In this case, a more simple, manually (either typed or scanned if packaging allows) managed DB would be much better for the refrigerator itemization. Then, for the "finding best prices" problem, there already exist some apps that do that, but I could see having an AI implemented just in this step to potentially be beneficial depending on how you're finding sale info.
Hmm, guess I wasn't clear. It's not "arbitrary defining parameters", but more of "ai is a tool that better solves specific types of tasks" kind of thing. Can you replace an if statement with an ai? Yes, but that's somewhat like hammering a screw (that is to say, inefficient).
I think it would be a perfect function for ai. It’s more than just determining what is/is not in the fridge. Compiling the grocery list and determining which store has the best price for the goods would be great but also the ai knowing the mode of transportation as well as the weather and time of day would be critical as well to determine if it is worth going to multiple stores or not.

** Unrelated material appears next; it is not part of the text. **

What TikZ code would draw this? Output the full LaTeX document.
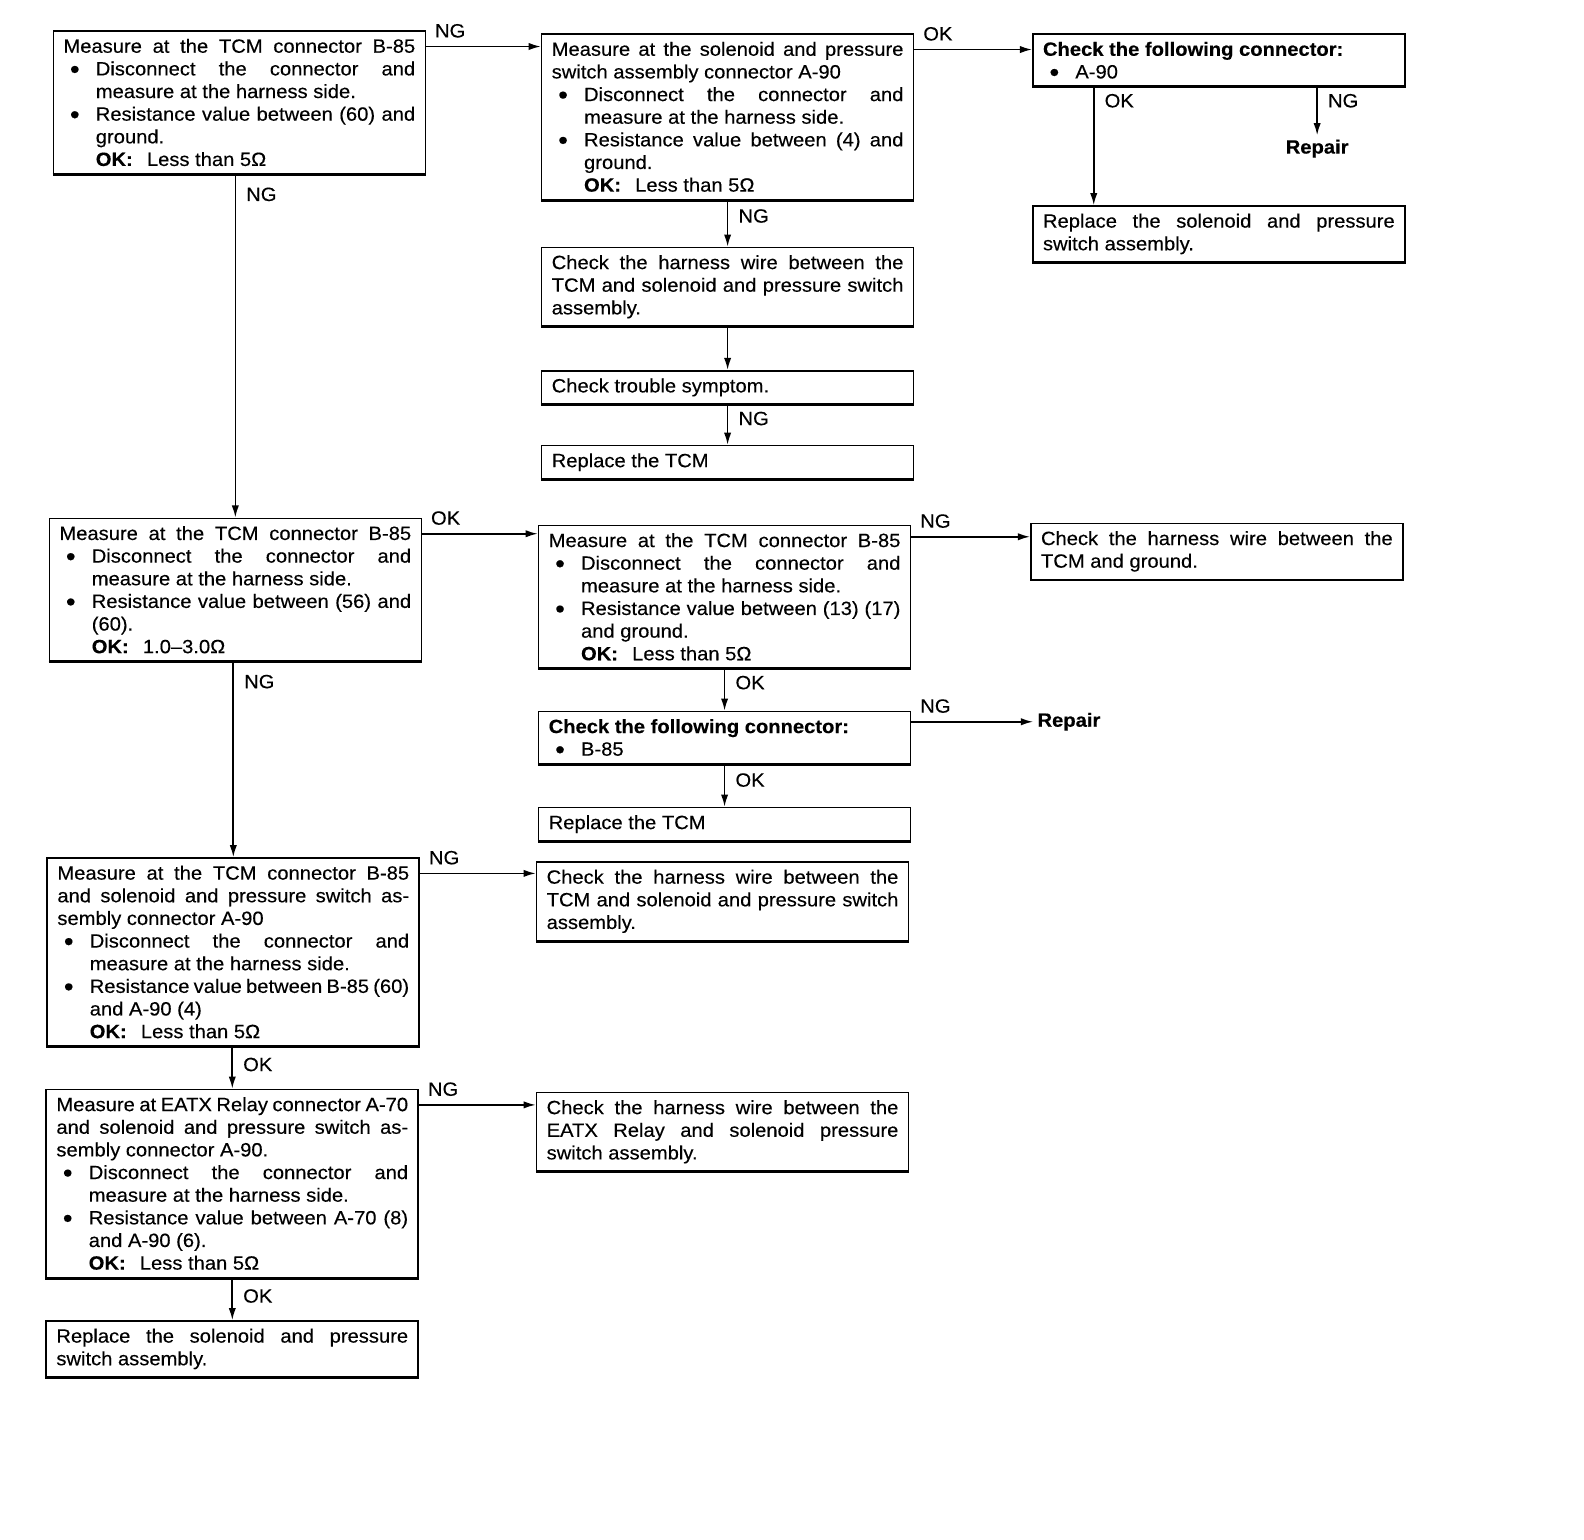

Why are so many of you trivializing the fact that providing perfectly formatted input data that having set logic figure something out is a VERY different thing than providing a firehose of data and then asking the software to make sense of it? Like have you been paying attention here at all?
In this case I would suppose that there's no need to get firehose of data, especially if run locally. The user only has so many shops around and the fridge is not a factory scale big
Yeah true. I guess I should have said a mish mash of data. It's more about the fact that the data wouldn't necessarily be in some regular format -- the majority of the work you want the machine to do is find and compile that data
In my experience, most things touted as AI are mostly rule-based or graph-based, with a sprinkling of some classification somewhere for a manager to get that sweet VC money.
That's not to say that this couldn't be done with AI, particularly one that is trained on top of a rule-based system to find the best options for given circumstances.